La Roma dei debuttanti sfida il «Cholo» all’italiana

Il Giornale (M.Di Dio) – Eusebio Di Francesco è in buona compagnia. Sono undici insieme a quello della Roma (in pratica un terzo della Champions League stagionale) i tecnici che debutteranno sul più importante palcoscenico europeo. E il battesimo tra i grandi è un vero esame da far venire i brividi: all’Olimpico arriva il supercollaudato Atletico Madrid di Diego Simeone, dai trascorsi vincente nella Lazio e che nelle ultime quattro edizioni della Coppa dalle grandi orecchie ha sempre vinto il proprio girone, ha centrato due finali, una semifinale e un quarto di finale. Senza dimenticare il trionfo del 2012 in Europa League. «La Champions è un sogno, una l’abbiamo persa a due minuti dalla fine, un’altra ai rigori, prima o poi la vinceremo», così il Cholo alla vigilia dell’esordio europeo. I detrattori del Cholismo parlano di un calcio speculativo e poco spettacolare, che distrugge piuttosto che creare. Insomma, pochi fronzoli e nessuna fantasia, perché l’obiettivo è la vittoria. Anche ottenuta in maniera «sporca». In Italia a Simeone darebbero del «catenacciaro», in Spagna – pur non essendo un esteta o un rivoluzionario come Guardiola – il suo Atletico viene rispettato perché è da anni protagonista della Liga. Di sicuro un club come quello dei «Colchoneros» è un esempio di calcio sostenibile, in grado di ottenere risultati importanti senza budget faraonici, capaci di costruirsi in casa giocatori e di valorizzarne altri scovati sul mercato. Ma il segreto è in panchina: Simeone ha rifiutato la corte di Inter e Psg (che gli offriva 35 milioni), anzi ha rinnovato il contratto fino al 2020 perché «ora ho più energie di quando sono arrivato (nel dicembre 2011, ndr) e ho calciatori straordinari».

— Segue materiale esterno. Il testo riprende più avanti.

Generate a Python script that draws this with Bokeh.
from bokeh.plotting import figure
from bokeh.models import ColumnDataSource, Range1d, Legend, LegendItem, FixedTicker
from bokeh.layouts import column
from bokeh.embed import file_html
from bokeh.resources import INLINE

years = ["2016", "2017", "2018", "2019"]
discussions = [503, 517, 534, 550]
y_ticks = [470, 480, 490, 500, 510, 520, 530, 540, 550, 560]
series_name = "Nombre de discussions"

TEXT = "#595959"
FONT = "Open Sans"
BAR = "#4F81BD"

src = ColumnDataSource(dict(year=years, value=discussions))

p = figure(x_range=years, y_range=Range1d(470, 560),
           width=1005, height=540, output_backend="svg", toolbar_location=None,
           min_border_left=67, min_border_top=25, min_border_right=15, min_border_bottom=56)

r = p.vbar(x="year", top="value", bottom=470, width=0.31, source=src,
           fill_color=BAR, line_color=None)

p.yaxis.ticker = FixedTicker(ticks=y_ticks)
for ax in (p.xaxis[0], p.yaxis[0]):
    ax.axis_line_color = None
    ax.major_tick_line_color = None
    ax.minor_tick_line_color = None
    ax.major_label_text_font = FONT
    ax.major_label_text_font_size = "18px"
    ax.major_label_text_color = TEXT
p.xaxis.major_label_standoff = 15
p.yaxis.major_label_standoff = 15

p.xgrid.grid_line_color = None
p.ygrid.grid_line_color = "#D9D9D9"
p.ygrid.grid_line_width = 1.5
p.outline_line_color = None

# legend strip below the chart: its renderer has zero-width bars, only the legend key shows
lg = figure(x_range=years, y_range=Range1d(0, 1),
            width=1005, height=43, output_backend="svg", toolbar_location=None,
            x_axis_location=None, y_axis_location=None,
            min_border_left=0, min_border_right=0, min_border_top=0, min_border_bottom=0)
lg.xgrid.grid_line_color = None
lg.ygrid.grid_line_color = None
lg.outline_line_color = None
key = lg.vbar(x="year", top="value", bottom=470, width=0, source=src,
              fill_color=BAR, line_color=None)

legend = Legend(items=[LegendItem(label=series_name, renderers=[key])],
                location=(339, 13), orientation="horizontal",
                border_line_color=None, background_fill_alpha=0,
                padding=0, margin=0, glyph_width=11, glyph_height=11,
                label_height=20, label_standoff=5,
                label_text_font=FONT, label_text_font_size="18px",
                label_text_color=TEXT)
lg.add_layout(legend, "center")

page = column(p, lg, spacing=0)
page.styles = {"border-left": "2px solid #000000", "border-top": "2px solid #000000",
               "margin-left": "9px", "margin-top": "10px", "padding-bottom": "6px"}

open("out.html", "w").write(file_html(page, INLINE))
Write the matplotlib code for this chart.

Anche se il blocco imposto dalla Fifa nell’ultimo mercato non ha permesso di correggere nulla. «L’Atletico ha una sua identità, è poco estetica ma molto pratica. Raggiunge i suoi obiettivi, dal punto di vista mentale Simeone ha fatto un lavoro incredibile. Per noi è una gara determinante, sono arrivato in Champions e voglio restarci», così Di Francesco, il cui mantra è costruire (e magari divertire) col possesso palla e la manovra in verticale. Insomma, uno scontro tra filosofie opposte. L’allenatore abruzzese è chiamato a invertire il trend dell’era americana in giallorosso: appena due vittorie su 16 gare, una con il Cska Mosca nel 2014, l’altra con il Bayer Leverkusen l’anno dopo. Il destino ha voluto che la Roma riallacciasse il filo con la Champions con una squadra di Madrid: il Real di Ronaldo – già killer di Simeone nell’atto conclusivo della Coppa – interruppe l’avventura nel marzo 2016. Alla decima presenza alla fase a gironi, la terza nelle ultime 4 stagioni, la Roma ha voglia di stupire ma senza troppe pretese. Considerando che avrà anche l’ostacolo del Chelsea di Conte. «Si parte da zero, abbiamo tutte le stesse possibilità», ha sottolineato diplomaticamente Simeone. E al ballo dei debuttanti (cinque i romanisti a chilometri 0 in Champions) si potrebbe rivedere in corso d’opera Florenzi – celebre il suo gol da cineteca al Barcellona – e parteciperà De Rossi, 47 gare in 16 anni sul prestigioso teatro europeo. Ora che Totti ha indossato giacca e cravatta, è ufficialmente il capitano della truppa. Che non vuole fare da vaso di coccio in un girone di ferro.